The book has five parts, each building on the previous one and progressively going from general to particular. So, after the introduction, we find a section on globalization, value-driven management and business ethics. Then we find a section on business ethics and corporate social responsibility in different fields of business. Part 4 deals with legal and political developments and the challenges to global business ethics. The book culminates in part 5, describing and prescribing policy proposals for corporate strategy and the basic ethical principles for business ethics and corporate citizenship.
Rendtorff has a dialectic style, presenting an argument and its counterargument basically for all topics covered. This makes the 500-page-book dynamic and a pleasant reading.
The theories of business ethics are multiple, some more sophisticated than others. They range from a theory of profit maximization — where the firm or corporation is not an autonomous entity but the result of contractual obligations among individuals, — to a theory of corporate citizenship — where the firm/corporation is a non-human person with moral capacity and therefore responsibility toward others, including the environment and the community in which it operates, which can extend globally.
The adherence to ethical principles or ethical codes can be instrumental as well as a goal in itself. By engaging in ethical behaviors or socially responsible activities, firms may be more profitable. Employees will be happier and more productive in a morally supportive environment and customers with strong moral/social preferences will prefer dealing with firms that share the same goals and commitments. On the other hand, the meaning of a successful ethical code or responsible citizenship depends on actually believing in it, believing that is a goal in and of itself, rather than a mare marketing ploy.
I believe the questions Rendtorff asks, implicitly and explicitly, are immensely important and difficult, if not impossible, to answer. In my eyes this is the value of his contribution, in addition to extensively cover the current literature.

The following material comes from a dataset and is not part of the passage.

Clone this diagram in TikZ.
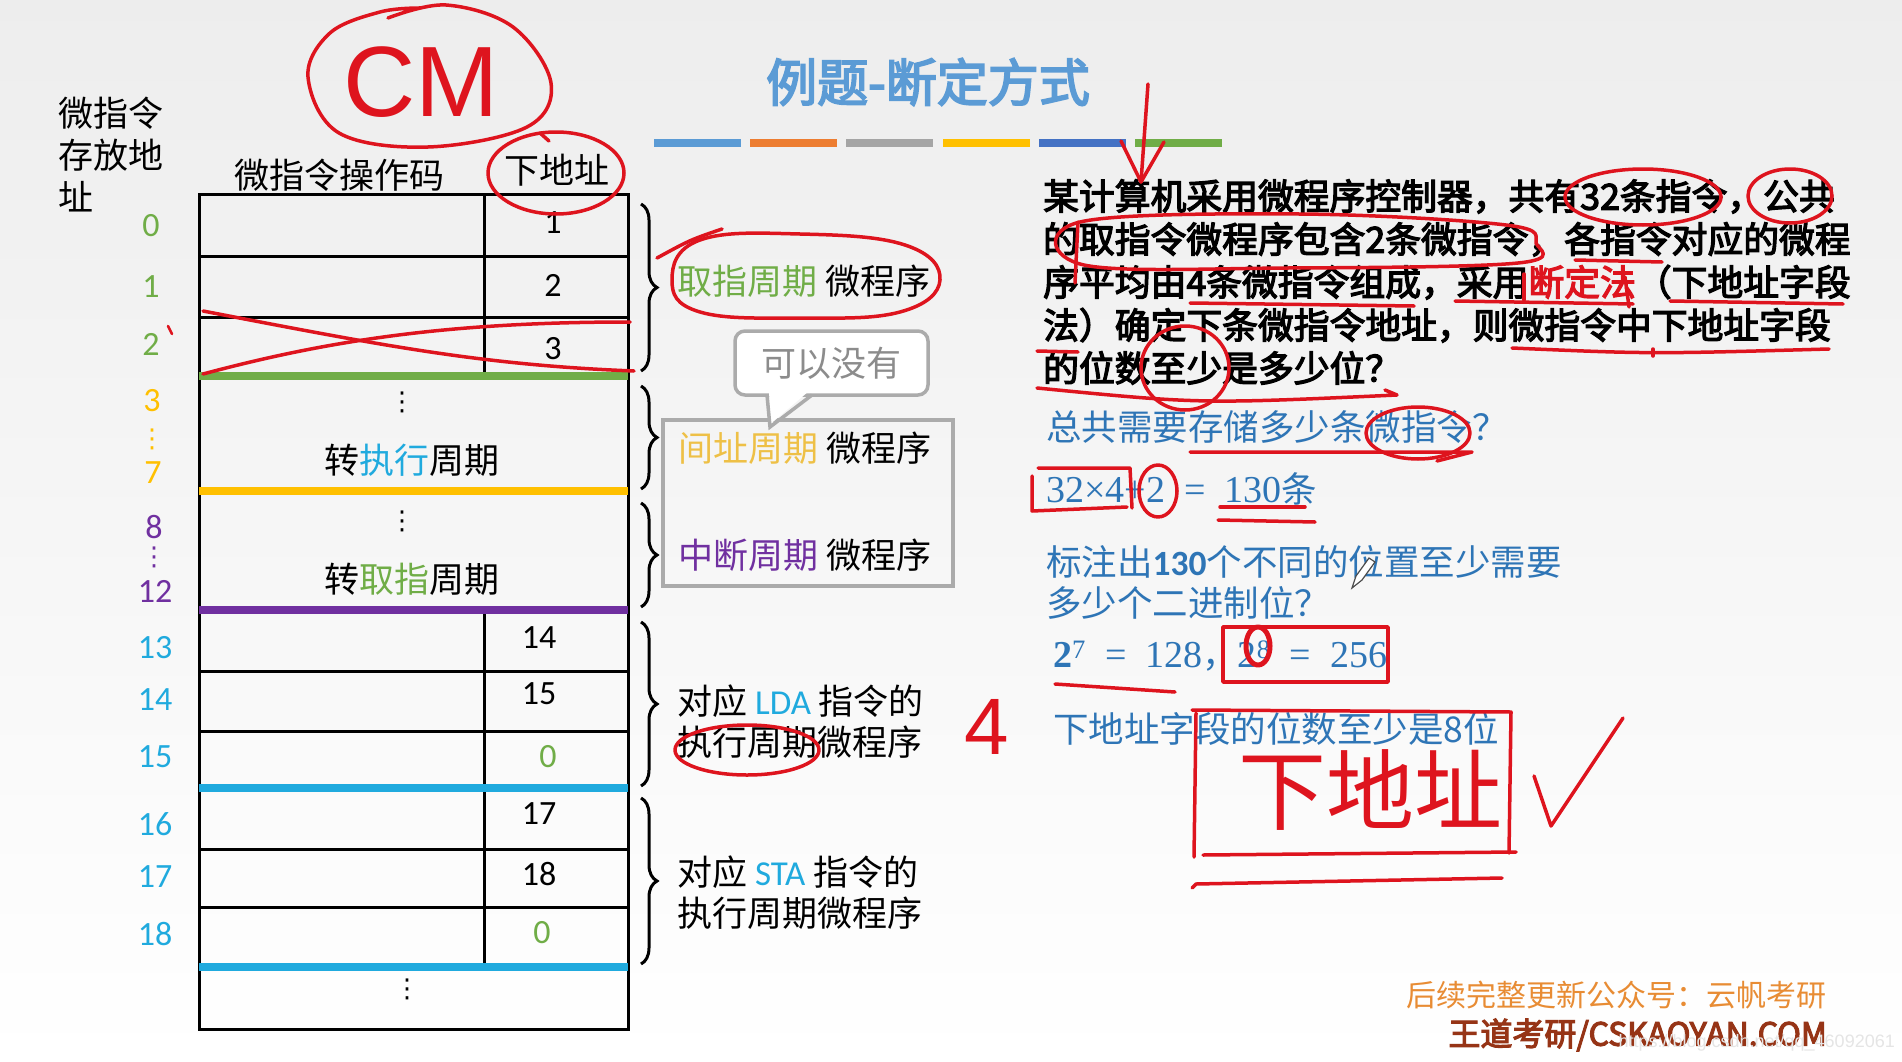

Rendtorff explicitly presents some potential tensions between profit motives and ethics motives, between stockholders and shareholders and between different stakeholders. Especially toward the end of the volume, when he describes the global corporation and its responsibilities, he hints at potential tensions, if not even clashes, between different ethical standards across different cultures.
Some of the questions that emerge from this book could be, for example: How does a theory of business ethics and corporate responsibility relate to economic theories spring off experimental results where subjects seems to indicate that income maximization may not be the sole motivational force in their behavior? What if a formal commitment to ethics and/or citizenship crowds out the more natural sense of fairness, as it is shown happening in many economic experiments? How can we distinguish a firm that adopts an ethical code for moral reasons from one that adopts it for instrumental reasons? Under what conditions can a firm be ethical even if it is driven by profit maximization? What if profit maximization generates, unintentionally, more ethical results than an ethical motive? What if, as it is sometimes said, ‘hell is paved with good intentions’ and an ethical motive generates unethical consequences? What happens when the goals of autonomy, dignity, integrity, and vulnerability that a firm should have generate (unintended) consequences that destroy or undermine the autonomy, dignity, and integrity of some individuals? What if, to protect the natural environment from a disrupting pesticide such as the DDT, we let the mosquitoes carrying malaria live, and spread and cause the death of millions of people? What if, to protect the beautiful elephants, we are forbidden from killing them when they roam on the fields of African farmers, leaving them without crops, that is condemning them to starvation and death for malnutrition? What if, to protect the dignity and the jobs of some manufacturing workers in the West, we close down sweatshops in southeast Asia, preventing children from working in a factory and sending them to the next best source of income—prostitution? What if, to stay within the West, a firm with strong ethical beliefs, grounded in religious beliefs, fires or refuses to hire a gay individual?
The questions Rendtorff asks, explicitly or implicitly, are relevant questions for both the development of this young discipline which has already made so much progress, and for the development of a better understanding of how we can live peacefully and prosper in a world where individuals and businesses can do what they are meant to do and do it in the best possible way.